There are two engine choices for the Atlas. Entry-level trims come with the brand’s ubiquitous 2.0-litre turbo four which, according to Volkswagen, is good for 235 horsepower and 258 lb.-ft. of torque, and only available with front-wheel drive. My tester was the top-of-the-line Execline, which comes standard with the same 3.6-litre V6 that powered the Touareg. It’s rated at 276 horsepower and 266 lb.-ft. of torque. 4MOTION all-wheel drive is of course standard with this unit and an eight-speed automatic is the only gearbox available across the Atlas lineup.
On the road, the V6 is smooth and refined, but lacks the immediate throttle response of Honda’s 3.5-litre V6. The Atlas is also slow and sluggish, recording a 0 to 100 km/h time in the vicinity of 7.9 seconds. Meanwhile, a GMC Acadia accomplishes the same stunt almost two seconds faster. The eight-speed automatic is the Atlas’ mechanical strongpoint, with quick, smooth upshifts and immediate, seamless downshifts that adapt well to throttle modulation. But I was disappointed with the Atlas’ fuel economy. I barely managed to keep the rig under a 14 L/100 km average. Again, the Honda will hang in the mid-tens.
Looking Good, but a Bit Cheap
Another area where the Atlas shines is in the looks department. The squared-off proportions give it a nice truck-like demeanour that almost evokes a Mercedes-Benz G-Wagen or an old Land Rover. Inside, again, impeccable fit and finish and an almost Audi-like premium feel give the Atlas a stylish edge over its rivals. But some hard plastics in the door panels and questionable fake wood trim on the dash reveal a hint of cost-cutting, similar to what’s found in the Jetta. Remember, the Atlas isn’t built in Germany. It’s built in Tennessee to be sold at a more affordable price tag. And it shows.

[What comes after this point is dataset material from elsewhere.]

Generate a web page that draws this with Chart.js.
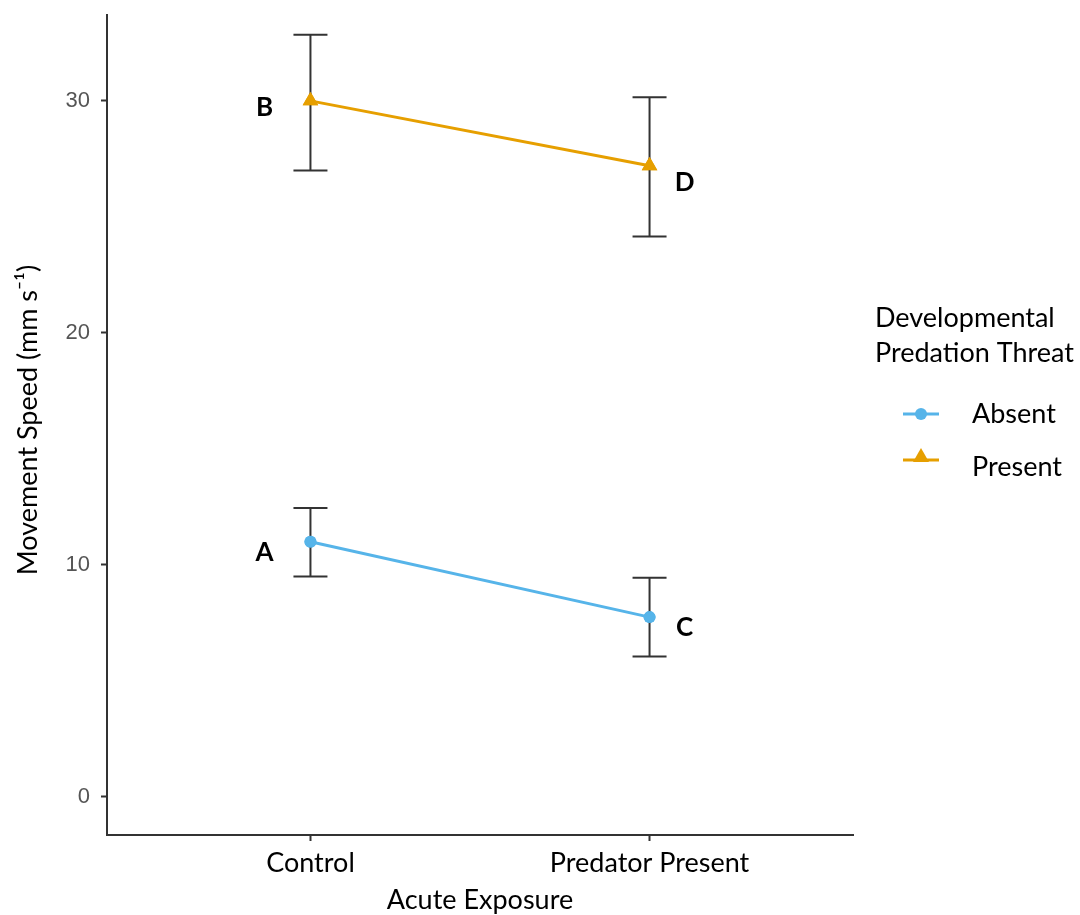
<!DOCTYPE html>
<html>
<head>
<meta charset="utf-8">
<script src="https://cdn.jsdelivr.net/npm/chart.js"></script>
<style>
  html, body { margin: 0; padding: 0; background: #fff; }
  #wrap { width: 1080px; height: 915px; }
</style>
</head>
<body>
<div id="wrap"><canvas id="line-chart" width="1080" height="915"></canvas></div>
<script>
// Data
var categories = ["Control", "Predator Present"];
var groups = ["Absent", "Present"];
var absentMean = [11.0, 7.75];
var absentLow = [9.5, 6.05];
var absentHigh = [12.45, 9.45];
var presentMean = [30.0, 27.2];
var presentLow = [27.0, 24.15];
var presentHigh = [32.85, 30.15];
var letters = [["A", "C"], ["B", "D"]];
var yTicks = [0, 10, 20, 30];

var colors = ['#56B4E9', '#E69F00'];
var labelFont = "Lato, 'Open Sans', sans-serif";

function toPoints(vals) {
  return vals.map(function (v, i) { return { x: i, y: v }; });
}

// error bars + letters
var errorBars = {
  id: 'errorBars',
  afterDatasetsDraw: function (chart) {
    var ctx = chart.ctx;
    var xs = chart.scales.x, ys = chart.scales.y;
    var sets = [[absentLow, absentHigh, absentMean], [presentLow, presentHigh, presentMean]];
    ctx.save();
    ctx.strokeStyle = '#333333';
    ctx.lineWidth = 2;
    sets.forEach(function (s) {
      for (var i = 0; i < categories.length; i++) {
        var px = xs.getPixelForValue(i);
        var lo = ys.getPixelForValue(s[0][i]);
        var hi = ys.getPixelForValue(s[1][i]);
        ctx.beginPath();
        ctx.moveTo(px, lo); ctx.lineTo(px, hi);
        ctx.moveTo(px - 17, lo); ctx.lineTo(px + 17, lo);
        ctx.moveTo(px - 17, hi); ctx.lineTo(px + 17, hi);
        ctx.stroke();
      }
    });
    ctx.restore();
  },
  afterDraw: function (chart) {
    var ctx = chart.ctx;
    var xs = chart.scales.x, ys = chart.scales.y;
    var means = [absentMean, presentMean];
    ctx.save();
    // redraw points on top of error bars
    chart.data.datasets.forEach(function (ds, d) {
      chart.getDatasetMeta(d).data.forEach(function (el) { el.draw(ctx, chart.chartArea); });
    });
    ctx.fillStyle = '#000';
    ctx.font = "bold 26px " + labelFont;
    ctx.textAlign = 'center';
    ctx.textBaseline = 'middle';
    var dy = [[11, 10], [7, 17]];
    for (var g = 0; g < 2; g++) {
      for (var i = 0; i < categories.length; i++) {
        var px = xs.getPixelForValue(i) + (i === 0 ? -46 : 35);
        var py = ys.getPixelForValue(means[g][i]) + dy[g][i];
        ctx.fillText(letters[g][i], px, py);
      }
    }

    // axis titles
    ctx.font = "27px " + labelFont;
    ctx.textBaseline = 'middle';
    ctx.fillText("Acute Exposure", (chart.chartArea.left + chart.chartArea.right) / 2, 900);
    ctx.save();
    ctx.translate(28, 420);
    ctx.rotate(-Math.PI / 2);
    ctx.fillText("Movement Speed (mm s\u207B\u00B9)", 0, 0);
    ctx.restore();

    // legend
    ctx.textAlign = 'left';
    ctx.fillText("Developmental", 875, 318);
    ctx.fillText("Predation Threat", 875, 353);
    var ly = [414, 467];
    for (var k = 0; k < groups.length; k++) {
      var lineY = ly[k] - (k ? 7 : 0);
      ctx.strokeStyle = colors[k];
      ctx.lineWidth = 3;
      ctx.beginPath();
      ctx.moveTo(903, lineY);
      ctx.lineTo(939, lineY);
      ctx.stroke();
      ctx.fillStyle = colors[k];
      ctx.beginPath();
      if (k === 0) {
        ctx.arc(921, ly[k], 6, 0, Math.PI * 2);
      } else {
        ctx.moveTo(921, lineY - 12); ctx.lineTo(929, lineY + 2); ctx.lineTo(913, lineY + 2); ctx.closePath();
      }
      ctx.fill();
      ctx.fillStyle = '#000';
      ctx.fillText(groups[k], 972, ly[k]);
    }
    ctx.restore();
  }
};

new Chart(document.getElementById("line-chart"), {
  type: 'line',
  data: {
    datasets: [
      {
        label: groups[0],
        data: toPoints(absentMean),
        borderColor: colors[0],
        backgroundColor: colors[0],
        borderWidth: 3,
        pointStyle: 'circle',
        pointRadius: 6,
        pointBorderWidth: 0
      },
      {
        label: groups[1],
        data: toPoints(presentMean),
        borderColor: colors[1],
        backgroundColor: colors[1],
        borderWidth: 3,
        pointStyle: 'triangle',
        pointRadius: 9,
        pointBorderWidth: 0
      }
    ]
  },
  options: {
    responsive: false,
    animation: false,
    layout: { padding: { left: 0, top: 15, right: 227, bottom: 0 } },
    plugins: { legend: { display: false }, tooltip: { enabled: false } },
    scales: {
      x: {
        type: 'linear',
        min: -0.6,
        max: 1.6,
        afterBuildTicks: function (scale) {
          scale.ticks = categories.map(function (c, i) { return { value: i }; });
        },
        afterFit: function (scale) {
          scale.height = 80;
          scale.paddingLeft = 0; scale.paddingRight = 0;
        },
        ticks: {
          callback: function (v) { return categories[v]; },
          color: '#000',
          font: { family: labelFont, size: 27 },
          padding: 6,
          maxRotation: 0
        },
        grid: { drawOnChartArea: false, drawTicks: true, tickLength: 6, color: '#333333', tickWidth: 2 },
        border: { display: true, color: '#333333', width: 2 }
      },
      y: {
        type: 'linear',
        min: -1.64,
        max: 33.7,
        afterBuildTicks: function (scale) {
          scale.ticks = yTicks.map(function (v) { return { value: v }; });
        },
        afterFit: function (scale) {
          scale.width = 107;
          scale.paddingTop = 0; scale.paddingBottom = 0;
        },
        ticks: {
          color: '#555555',
          font: { family: "'Liberation Sans', Arial, sans-serif", size: 22 },
          padding: 11
        },
        grid: { drawOnChartArea: false, drawTicks: true, tickLength: 6, color: '#333333', tickWidth: 2 },
        border: { display: true, color: '#333333', width: 2 }
      }
    }
  },
  plugins: [errorBars]
});
</script>
</body>
</html>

Meanwhile, Volkswagen’s 8.0-inch touchscreen-operated infotainment system remains a leader in terms of ergonomics and user experience. Controls are easy to comprehend, menus are quick to find and the interface is attractive, clean, and simple. A total of four USB ports can be found across the cabin to connect your digital toys.
In Execline trim, the Atlas comes standard with a full of array of standard features, such as adaptive cruise control, a 360-degree camera system, remote start, three-zone climate control, a Fender premium sound system as well as Apple CarPlay and Android Auto connectivity.
Granted, the 2018 Volkswagen Atlas is an inevitable reaction to a booming segment and it misses the mark on performance and fuel economy. However, a distinct appearance, ample interior volume, and class-leading cargo space should finally allow Volkswagen’s big ute to matter for young Canadian families. At the end of the day, it feels great to finally find a Volkswagen SUV that’s actually suited for the realities of North American consumers.